Australia's largest retail group to discontinue reusable plastic bags | News Room Odisha

Australia’s largest retail group to discontinue reusable plastic bags

Canberra:  Following bans on single-use plastic bags across the nation, Australia’s largest supermarket chain, Woolworths, has taken the transition one step further by pledging to phase out all types of plastic bags in their stores.

The company has pledged that its supermarket stores and retail subsidiary, BIG W, would phase out all plastic bags across its Australian stores by June 2023, the change estimated to remove 9,000 tonnes of plastic from circulation annually, reports Xinhua news agency.

While making the announcement on Friday, Managing Director of Woolworths Supermarkets, Natalie Davis, said the reusable bags were originally introduced to help customers adjust to the removal of single-use plastic bags.

“We’ve seen a huge shift in shopping habits since we stopped giving out single-use plastic bags, with eight out of 10 customers now bringing their own bags from home,” she said.

“The reusable plastic bags have played their part and now it’s time to do away with selling plastic shopping bags at our checkouts for good.”

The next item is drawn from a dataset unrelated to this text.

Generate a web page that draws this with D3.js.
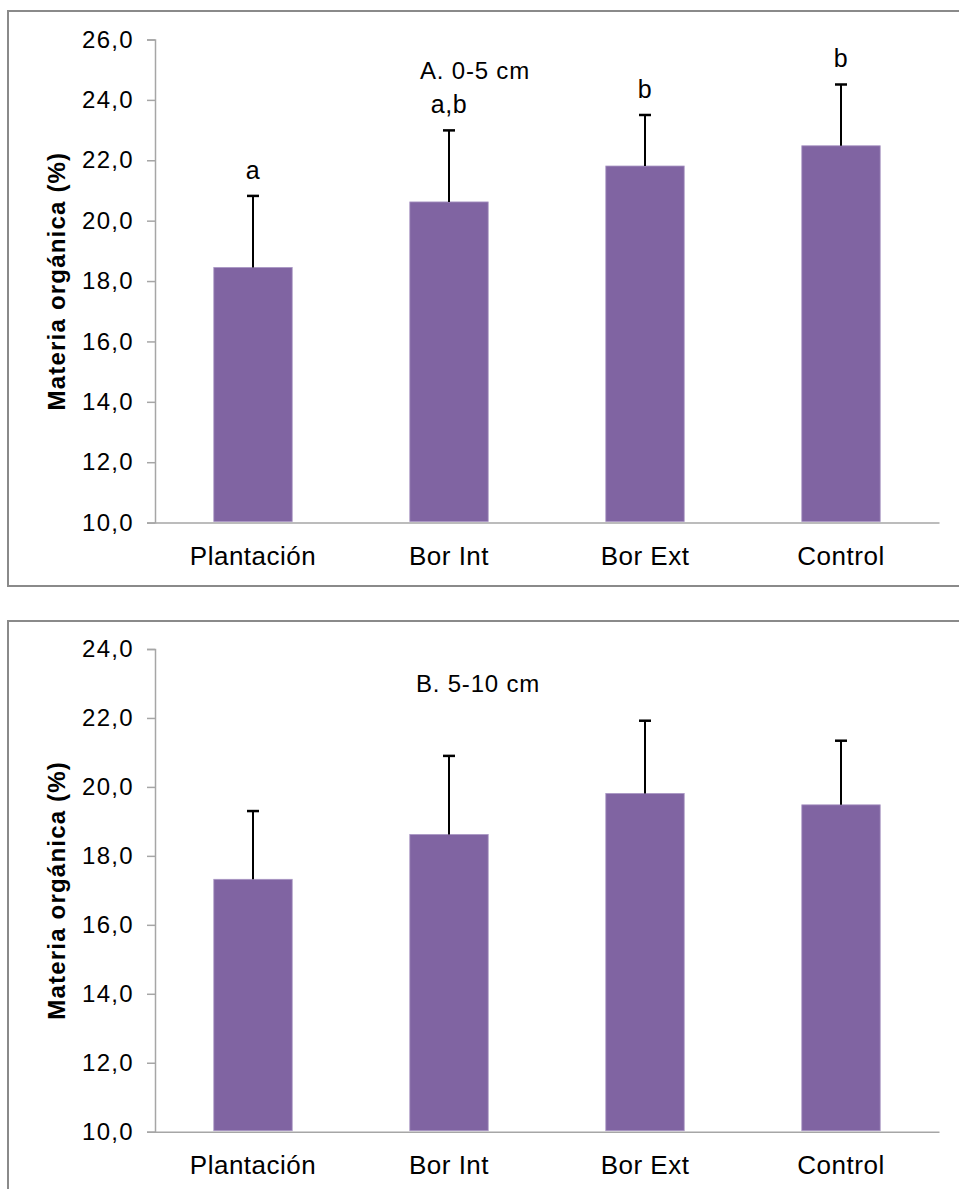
<!DOCTYPE html>
<html>
<head>
<meta charset="utf-8">
<script src="https://cdn.jsdelivr.net/npm/d3@7"></script>
<style>
  html, body { margin: 0; padding: 0; background: #fff; }
  svg { display: block; font-family: "Liberation Sans", Arial, sans-serif; }
</style>
</head>
<body>
<svg id="chart" width="959" height="1189"></svg>
<script>
// Sampling sites
const categories = ["Plantación", "Bor Int", "Bor Ext", "Control"];

// A. 0-5 cm depth: organic matter mean and standard deviation (%)
const meansA = [18.45, 20.62, 21.81, 22.48];
const sdA = [2.37, 2.37, 1.69, 2.03];
const lettersA = ["a", "a,b", "b", "b"];
const ticksA = [10, 12, 14, 16, 18, 20, 22, 24, 26];

// B. 5-10 cm depth
const meansB = [17.32, 18.62, 19.81, 19.48];
const sdB = [1.98, 2.28, 2.11, 1.86];
const ticksB = [10, 12, 14, 16, 18, 20, 22, 24];

const svg = d3.select("#chart");
const fmt = v => v.toFixed(1).replace(".", ",");
const FONT = "'Liberation Sans', Arial, sans-serif";

function panel(opts) {
  const g = svg.append("g");
  // frame around the panel
  g.append("rect")
    .attr("x", opts.frame.x).attr("y", opts.frame.y)
    .attr("width", opts.frame.w).attr("height", opts.frame.h)
    .attr("fill", "#fff").attr("stroke", "#8a8a8a").attr("stroke-width", 2);

  const x = d3.scaleBand().domain(categories)
    .range([opts.left, opts.right]).paddingInner(0.6).paddingOuter(0.3);
  const y = d3.scaleLinear().domain(d3.extent(opts.ticks))
    .range([opts.bottom, opts.top]);

  // y axis
  const yAxis = g.append("g")
    .attr("transform", `translate(${opts.left},0)`)
    .call(d3.axisLeft(y).tickValues(opts.ticks).tickFormat(fmt).tickSize(8).tickPadding(13));
  yAxis.select(".domain").attr("stroke", "#a6a6a6").attr("stroke-width", 1.5);
  yAxis.selectAll(".tick line").attr("stroke", "#a6a6a6").attr("stroke-width", 1.5);
  yAxis.selectAll(".tick text").attr("fill", "#000")
    .style("font-size", "24px").style("letter-spacing", "1.3px")
    .style("font-family", FONT);

  // x axis
  const xAxis = g.append("g")
    .attr("transform", `translate(0,${opts.bottom})`)
    .call(d3.axisBottom(x).tickSize(0).tickPadding(24));
  xAxis.select(".domain").attr("stroke", "#a6a6a6").attr("stroke-width", 1.5);
  xAxis.selectAll(".tick text").attr("fill", "#000")
    .style("font-size", "26px").style("letter-spacing", "0.5px")
    .style("font-family", FONT);

  // bars
  g.selectAll("rect.bar").data(opts.means).join("rect")
    .attr("class", "bar")
    .attr("x", (d, i) => x(categories[i]))
    .attr("width", x.bandwidth())
    .attr("y", d => y(d))
    .attr("height", d => opts.bottom - y(d) - 1)
    .attr("fill", "#8064a2")
    .attr("stroke", "#a996c4").attr("stroke-width", 0.8);

  // error bars (upper only)
  const cx = i => x(categories[i]) + x.bandwidth() / 2;
  g.selectAll("line.err").data(opts.means).join("line")
    .attr("class", "err")
    .attr("x1", (d, i) => cx(i)).attr("x2", (d, i) => cx(i))
    .attr("y1", d => y(d)).attr("y2", (d, i) => y(d + opts.sd[i]))
    .attr("stroke", "#000").attr("stroke-width", 2);
  g.selectAll("line.cap").data(opts.means).join("line")
    .attr("class", "cap")
    .attr("x1", (d, i) => cx(i) - 6).attr("x2", (d, i) => cx(i) + 6)
    .attr("y1", (d, i) => y(d + opts.sd[i])).attr("y2", (d, i) => y(d + opts.sd[i]))
    .attr("stroke", "#000").attr("stroke-width", 2.5);

  // significance letters
  if (opts.letters) {
    g.selectAll("text.letter").data(opts.letters).join("text")
      .attr("class", "letter")
      .attr("x", (d, i) => cx(i))
      .attr("y", (d, i) => y(opts.means[i] + opts.sd[i]) - 17)
      .attr("text-anchor", "middle")
      .style("font-size", "25px").style("letter-spacing", "0.5px")
      .text(d => d);
  }

  // panel title
  g.append("text")
    .attr("x", opts.titleX).attr("y", opts.titleY)
    .attr("text-anchor", "middle")
    .style("font-size", "24px").style("letter-spacing", "0.8px")
    .text(opts.title);

  // y axis title
  g.append("text")
    .attr("transform", `translate(65,${(opts.top + opts.bottom) / 2}) rotate(-90)`)
    .attr("text-anchor", "middle")
    .style("font-size", "24px").style("font-weight", "bold")
    .style("letter-spacing", "1.2px")
    .text("Materia orgánica (%)");
}

panel({
  frame: { x: 8, y: 11, w: 970, h: 575 },
  left: 155, right: 939, top: 39.5, bottom: 522.6,
  ticks: ticksA, means: meansA, sd: sdA, letters: lettersA,
  title: "A. 0-5 cm", titleX: 475, titleY: 79
});

panel({
  frame: { x: 8, y: 621, w: 970, h: 600 },
  left: 155, right: 939, top: 649, bottom: 1131.7,
  ticks: ticksB, means: meansB, sd: sdB,
  title: "B. 5-10 cm", titleX: 478, titleY: 692
});
</script>
</body>
</html>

On Wednesday, New South Wales (NSW) became the last state or territory to prohibit the use of single-use plastic bags, as the state looks to phase out all “problematic”, single-use plastics.

Over the following 12 months, a slew of “problematic” plastic items would join the ban, including plastic straws, plastic cutlery, cotton buds and other single-use plastic containers.

“Single-use plastic items and packaging make up 60 percent of all litter in NSW,” said NSW Environment Minister James Griffin while announcing the ban on Wednesday.

“By stopping the supply of problematic plastic in the first place, we’re helping prevent it from entering our environment as litter, or going into landfills.”

The bans in NSW are part of an “NSW Plastic Action Plan” that aims to stop 2.7 billion items of plastic from entering the environment over the next 20 years.